The shortfalls came to light late last week and this morning as various hospital purchasing cheques in particular began to bounce. The monies – estimated by one source to total some 1.4 billion euros – appear to have been used to pay off the tiny minority of private sovereign creditors who, under the original terms of their bond purchase, were entitled come what may to full payment of the bond’s yield entitlement.
Setting aside the amoral audacity of this act, it does yet again raise the issue of a Greece so utterly lacking in any real funds in the real world, that to pay off a minute proportion of the bondholders it had to resort to such a desperate measure.
On March 28, The Slog wrote GREEK EMBEZZLEMENT UPDATE: SLOGPOST VINDICATED BY ATHENS NEWS REPORT.
From Athens News:
‘Six of the country’s universities say they face immediate closure after the recent bondswap reduced their assets to zero. An emergency meeting of university rectors on Tuesday heard that only 33m euros remained of 120m euros that 17 Greek universities had deposited with the Bank of Greece for their operating expenses, while six university accounts were now completely empty meaning they would soon be unable to stay open.’

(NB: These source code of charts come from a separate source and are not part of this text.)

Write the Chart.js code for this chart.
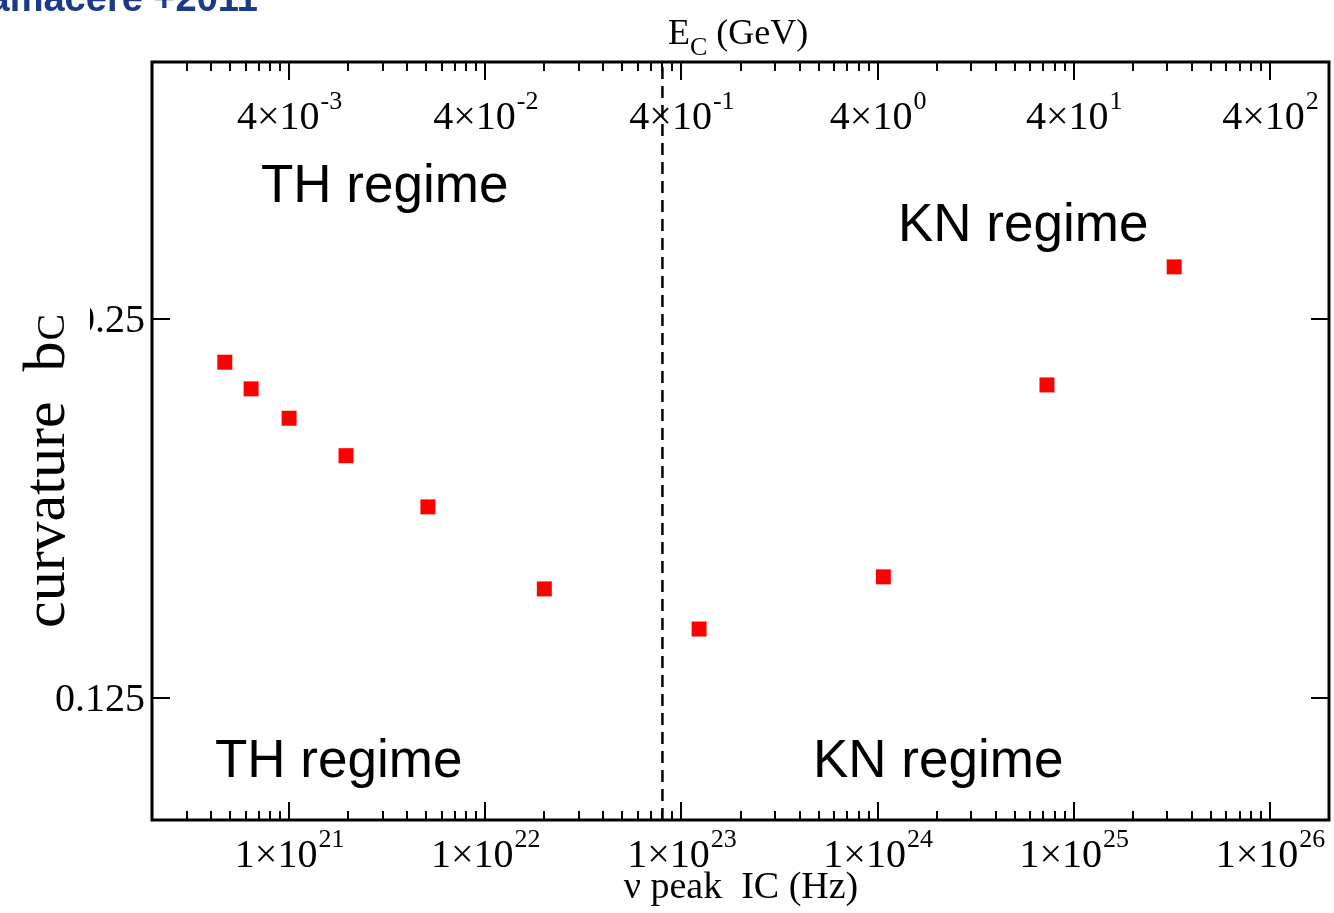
<!DOCTYPE html>
<html>
<head>
<meta charset="utf-8">
<title>curvature vs IC peak frequency</title>
<script src="https://cdn.jsdelivr.net/npm/chart.js@4.4.0/dist/chart.umd.min.js"></script>
<style>
  html, body { margin: 0; padding: 0; background: #fff; overflow: hidden; }
  #wrap { width: 1334px; height: 913px; position: relative; }
  #curvChart { display: block; }
</style>
</head>
<body>
<div id="wrap"><canvas id="curvChart"></canvas></div>
<script>
// IC peak frequency (Hz) and log-parabola curvature b_C
const nuPeak = [4.7e20, 6.4e20, 1.0e21, 1.95e21, 5.1e21, 2.0e22, 1.23e23, 1.07e24, 7.3e24, 3.25e25];
const curvature = [0.231, 0.220, 0.2085, 0.1947, 0.1773, 0.1526, 0.1418, 0.156, 0.2216, 0.275];

// Thomson / Klein-Nishina boundary
const nuBoundary = 8e22;

// axis ranges
const nuRange = [2e20, 2e26];
const bRange = [0.1, 0.4];
// top axis: E_C (GeV) = nu * eScale
const eScale = 4e-24;

// tick labels
const nuTickExp = [21, 22, 23, 24, 25, 26];
const eTickExp = [-3, -2, -1, 0, 1, 2];
const bTicks = [0.125, 0.25];
const bTickLabels = ['0.125', '0.25'];

const serif = '"Liberation Serif", "DejaVu Serif", serif';
const sans = '"Liberation Sans", Arial, sans-serif';

// "m×10^e" with a raised exponent, centred on cx
function sciLabel(ctx, mant, exp, cx, baseline) {
  const base = mant + '×10';
  const sup = String(exp);
  ctx.font = '40px ' + serif;
  const wb = ctx.measureText(base).width;
  ctx.font = '26px ' + serif;
  const ws = ctx.measureText(sup).width;
  const x0 = cx - (wb + ws) / 2;
  ctx.textAlign = 'left';
  ctx.font = '40px ' + serif;
  ctx.fillText(base, x0, baseline);
  ctx.font = '26px ' + serif;
  ctx.fillText(sup, x0 + wb + 1, baseline - 20);
}

// 1..9 x 10^n positions inside a log range
function logTicks(min, max) {
  const out = [];
  for (let n = Math.floor(Math.log10(min)); n <= Math.ceil(Math.log10(max)); n++) {
    for (let k = 1; k <= 9; k++) {
      const v = k * Math.pow(10, n);
      if (v > min && v < max) out.push({ v: v, major: k === 1 });
    }
  }
  return out;
}

// frame, inward ticks, labels and annotations
const frameAxes = {
  id: 'frameAxes',
  afterDraw(chart) {
    const { ctx, chartArea: a, scales } = chart;
    const x = scales.x, x2 = scales.x2, y = scales.y;
    ctx.save();
    ctx.strokeStyle = '#000';
    ctx.fillStyle = '#000';

    ctx.lineWidth = 2;
    ctx.beginPath();
    logTicks(nuRange[0], nuRange[1]).forEach(t => {
      const len = t.major ? 18 : 9;
      const pb = Math.round(x.getPixelForValue(t.v));
      ctx.moveTo(pb, a.bottom);
      ctx.lineTo(pb, a.bottom - len);
      const pt = Math.round(x2.getPixelForValue(t.v * eScale));
      ctx.moveTo(pt, a.top);
      ctx.lineTo(pt, a.top + len);
    });
    bTicks.forEach(v => {
      const py = Math.round(y.getPixelForValue(v));
      ctx.moveTo(a.left, py);
      ctx.lineTo(a.left + 18, py);
      ctx.moveTo(a.right, py);
      ctx.lineTo(a.right - 18, py);
    });
    ctx.stroke();

    ctx.lineWidth = 3;
    ctx.strokeRect(a.left, a.top, a.right - a.left, a.bottom - a.top);

    // tick labels
    ctx.textBaseline = 'alphabetic';
    nuTickExp.forEach(e => sciLabel(ctx, '1', e, x.getPixelForValue(Math.pow(10, e)), 867));
    eTickExp.forEach(e => sciLabel(ctx, '4', e, x2.getPixelForValue(4 * Math.pow(10, e)), 129));

    ctx.font = '40px ' + serif;
    ctx.textAlign = 'right';
    bTicks.forEach((v, i) => ctx.fillText(bTickLabels[i], 145, y.getPixelForValue(v) + 13));

    // axis titles
    ctx.textAlign = 'left';
    ctx.font = '36px ' + serif;
    ctx.fillText('E', 668, 44);
    const wE = ctx.measureText('E').width;
    ctx.font = '26px ' + serif;
    ctx.fillText('C', 668 + wE, 55);
    const wC = ctx.measureText('C').width;
    ctx.font = '36px ' + serif;
    ctx.fillText(' (GeV)', 668 + wE + wC, 44);

    ctx.textAlign = 'center';
    ctx.font = '38px ' + serif;
    ctx.fillText('ν peak  IC (Hz)', 741, 898);

    ctx.fillStyle = '#fff';
    ctx.fillRect(0, 295, 90, 345);
    ctx.fillStyle = '#000';
    ctx.save();
    ctx.translate(64, 628);
    ctx.rotate(-Math.PI / 2);
    ctx.textAlign = 'left';
    ctx.font = '60px ' + serif;
    ctx.fillText('curvature  b', 0, 0);
    const wb = ctx.measureText('curvature  b').width;
    ctx.font = '40px ' + serif;
    ctx.fillText('C', wb + 1, 0);
    ctx.restore();

    // regime annotations
    ctx.textAlign = 'left';
    ctx.font = '53px ' + sans;
    ctx.fillText('TH regime', 261, 202);
    ctx.fillText('KN regime', 898, 241);
    ctx.fillText('TH regime', 215, 777);
    ctx.fillText('KN regime', 813, 777);

    // source tag in the corner
    ctx.fillStyle = '#1b3a8a';
    ctx.textAlign = 'right';
    ctx.font = 'bold 38px ' + sans;
    ctx.fillText('Tramacere +2011', 258, 11);

    ctx.restore();
  }
};

const points = nuPeak.map((v, i) => ({ x: v, y: curvature[i] }));

new Chart(document.getElementById('curvChart'), {
  type: 'scatter',
  data: {
    datasets: [
      {
        data: points,
        pointStyle: 'rect',
        pointRadius: 10.6,
        pointHoverRadius: 10.6,
        backgroundColor: '#ff0000',
        borderWidth: 0,
      },
      {
        type: 'line',
        data: [{ x: nuBoundary, y: bRange[0] }, { x: nuBoundary, y: bRange[1] }],
        borderColor: '#000',
        borderWidth: 2.5,
        borderDash: [12, 7],
        pointRadius: 0,
        fill: false,
      },
    ],
  },
  options: {
    responsive: true,
    maintainAspectRatio: false,
    animation: false,
    devicePixelRatio: 1,
    layout: { autoPadding: false, padding: { left: 152, right: 5, top: 62, bottom: 93 } },
    plugins: { legend: { display: false }, tooltip: { enabled: false } },
    scales: {
      x: { type: 'logarithmic', min: nuRange[0], max: nuRange[1], display: false },
      x2: { type: 'logarithmic', axis: 'x', position: 'top', min: nuRange[0] * eScale, max: nuRange[1] * eScale, display: false },
      y: { type: 'logarithmic', min: bRange[0], max: bRange[1], display: false },
    },
  },
  plugins: [frameAxes],
});
</script>
</body>
</html>
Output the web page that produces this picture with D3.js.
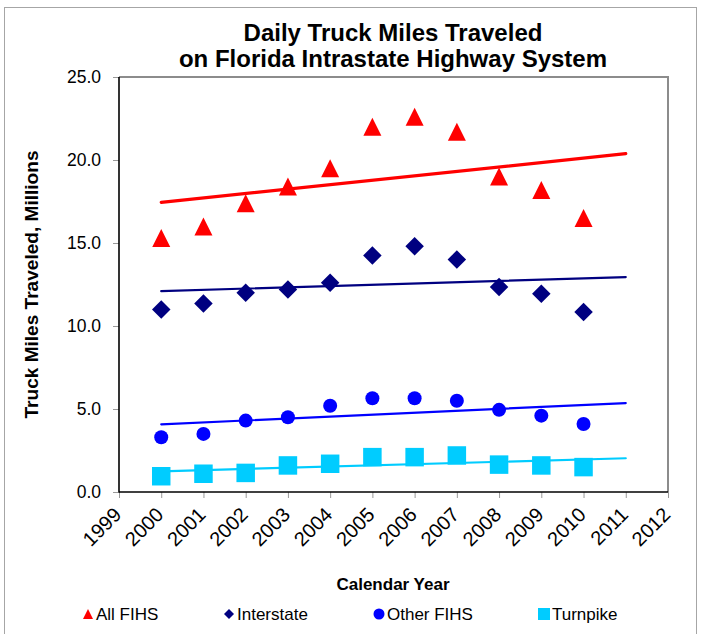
<!DOCTYPE html>
<html>
<head>
<meta charset="utf-8">
<script src="https://cdn.jsdelivr.net/npm/d3@7"></script>
<style>
  body { margin: 0; background: #fff; }
  text { font-family: Arial, "Liberation Sans", sans-serif; }
</style>
</head>
<body>
<svg width="702" height="634"></svg>
<script>
const years = [2000, 2001, 2002, 2003, 2004, 2005, 2006, 2007, 2008, 2009, 2010];
const allFihs = [15.3, 16.0, 17.4, 18.4, 19.5, 22.0, 22.6, 21.7, 19.0, 18.2, 16.5];
const interstate = [11.0, 11.35, 12.0, 12.2, 12.6, 14.25, 14.8, 14.0, 12.35, 11.95, 10.85];
const otherFihs = [3.3, 3.5, 4.3, 4.5, 5.2, 5.65, 5.65, 5.5, 4.95, 4.6, 4.1];
const turnpike = [0.95, 1.1, 1.15, 1.6, 1.7, 2.1, 2.1, 2.2, 1.65, 1.6, 1.5];
const xTicks = [1999, 2000, 2001, 2002, 2003, 2004, 2005, 2006, 2007, 2008, 2009, 2010, 2011, 2012];
const yTicks = [0, 5, 10, 15, 20, 25];

const series = [
  { name: 'All FIHS', values: allFihs, color: '#ff0000', shape: 'triangle', lw: 3.2 },
  { name: 'Interstate', values: interstate, color: '#000080', shape: 'diamond', lw: 2.2 },
  { name: 'Other FIHS', values: otherFihs, color: '#0000ff', shape: 'circle', lw: 2.2 },
  { name: 'Turnpike', values: turnpike, color: '#00ccff', shape: 'square', lw: 2.2 }
];

const svg = d3.select('svg');

const x = d3.scaleLinear().domain([1999, 2012]).range([119, 668]);
const y = d3.scaleLinear().domain([0, 25]).range([492, 77]);

// outer chart border
svg.append('rect')
  .attr('x', 4.5).attr('y', 7.5)
  .attr('width', 692).attr('height', 640)
  .attr('fill', 'none').attr('stroke', '#a6a6a6');

// plot area border (top + right)
svg.append('path')
  .attr('d', `M${x(1999)},${y(25)}H${x(2012)}V${y(0)}`)
  .attr('fill', 'none').attr('stroke', '#8c8c8c').attr('stroke-width', 2);

// title
const title = svg.append('text')
  .attr('text-anchor', 'middle')
  .attr('font-weight', 'bold')
  .attr('font-size', 24);
title.append('tspan').attr('x', 393).attr('y', 41).text('Daily Truck Miles Traveled');
title.append('tspan').attr('x', 393).attr('y', 66.5).text('on Florida Intrastate Highway System');

// y axis
const yAxisG = svg.append('g')
  .attr('transform', `translate(${x(1999)},0)`)
  .call(d3.axisLeft(y).tickValues(yTicks).tickFormat(d3.format('.1f')).tickSize(6).tickPadding(12));
yAxisG.select('.domain').remove();
yAxisG.selectAll('.tick line').attr('stroke', '#999');
yAxisG.selectAll('.tick text')
  .attr('font-size', 17.5).attr('fill', '#000')
  .style('font-family', 'Arial, "Liberation Sans", sans-serif');

// x axis
const xAxisG = svg.append('g')
  .attr('transform', `translate(0,${y(0)})`)
  .call(d3.axisBottom(x).tickValues(xTicks).tickFormat(d3.format('d')).tickSize(6));
xAxisG.select('.domain').remove();
xAxisG.selectAll('.tick line').attr('stroke', '#999');
xAxisG.selectAll('.tick text')
  .attr('font-size', 20).attr('fill', '#000')
  .style('font-family', 'Arial, "Liberation Sans", sans-serif')
  .attr('text-anchor', 'end')
  .attr('dy', null)
  .attr('y', 0)
  .attr('transform', 'translate(3,24) rotate(-45)');

// axis lines
svg.append('line')
  .attr('x1', x(1999)).attr('x2', x(1999))
  .attr('y1', y(25)).attr('y2', y(0) + 0.5)
  .attr('stroke', '#000').attr('stroke-width', 1.6);
svg.append('line')
  .attr('x1', x(1999)).attr('x2', x(2012))
  .attr('y1', y(0)).attr('y2', y(0))
  .attr('stroke', '#000').attr('stroke-width', 1.6);

// axis titles
svg.append('text')
  .attr('transform', `translate(38,${(y(0) + y(25)) / 2}) rotate(-90)`)
  .attr('text-anchor', 'middle')
  .attr('font-weight', 'bold')
  .attr('font-size', 18)
  .attr('textLength', 268)
  .attr('lengthAdjust', 'spacingAndGlyphs')
  .text('Truck Miles Traveled, Millions');

svg.append('text')
  .attr('x', 393).attr('y', 590)
  .attr('text-anchor', 'middle')
  .attr('font-weight', 'bold')
  .attr('font-size', 17)
  .text('Calendar Year');

// marker shapes
const markerPath = (shape, s) => {
  const h = s / 2;
  if (shape === 'triangle') return `M0,${-h}L${h},${h}L${-h},${h}Z`;
  if (shape === 'diamond') return `M0,${-h}L${h},0L0,${h}L${-h},0Z`;
  if (shape === 'square') return `M${-h},${-h}H${h}V${h}H${-h}Z`;
  return `M${h},0A${h},${h} 0 1,1 ${-h},0A${h},${h} 0 1,1 ${h},0Z`;
};
const markerSize = { triangle: 18, diamond: 18.5, circle: 14, square: 18.5 };

// linear trendlines, extended one period forward as in the spreadsheet
series.forEach(s => {
  const mx = d3.mean(years);
  const my = d3.mean(s.values);
  const sxy = d3.sum(years, (yr, i) => (yr - mx) * (s.values[i] - my));
  const sxx = d3.sum(years, yr => (yr - mx) * (yr - mx));
  const slope = sxy / sxx;
  const fit = yr => my + slope * (yr - mx);
  svg.append('line')
    .attr('x1', x(2000)).attr('y1', y(fit(2000)))
    .attr('x2', x(2011)).attr('y2', y(fit(2011)))
    .attr('stroke', s.color)
    .attr('stroke-width', s.lw)
    .attr('stroke-linecap', 'round');
});

// markers
series.forEach(s => {
  svg.append('g').selectAll('path')
    .data(s.values)
    .enter().append('path')
      .attr('transform', (d, i) => `translate(${x(years[i])},${y(d)})`)
      .attr('d', markerPath(s.shape, markerSize[s.shape]))
      .attr('fill', s.color);
});

// legend
const legendX = [88, 229, 379, 544];
const legendSize = { triangle: 10, diamond: 10, circle: 11, square: 12 };
const legend = svg.append('g');
series.forEach((s, i) => {
  const g = legend.append('g').attr('transform', `translate(${legendX[i]},614)`);
  g.append('path')
    .attr('d', markerPath(s.shape, legendSize[s.shape]))
    .attr('fill', s.color);
  g.append('text')
    .attr('x', 8).attr('y', 6)
    .attr('font-size', 17)
    .text(s.name);
});
</script>
</body>
</html>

What Assets Can Greece Raid Now?
I thought there was a strong chance Greece would declare a bank holiday in March. It did not happen. Easter, this weekend, is also a reasonable bet, but I will not go far as to say it is a likelihood.
Regardless, somehow Greece needs to come up with money for April 20 and May 12 redemptions.
Is there another rabbit in the hat? I really do not know, but I do know that hats cannot hold an infinite supply of rabbits. I also know that the last trade date on Greek 1-year bonds was at 1,143% way back on March 9.
That should not inspire confidence in Greece or in rabbits.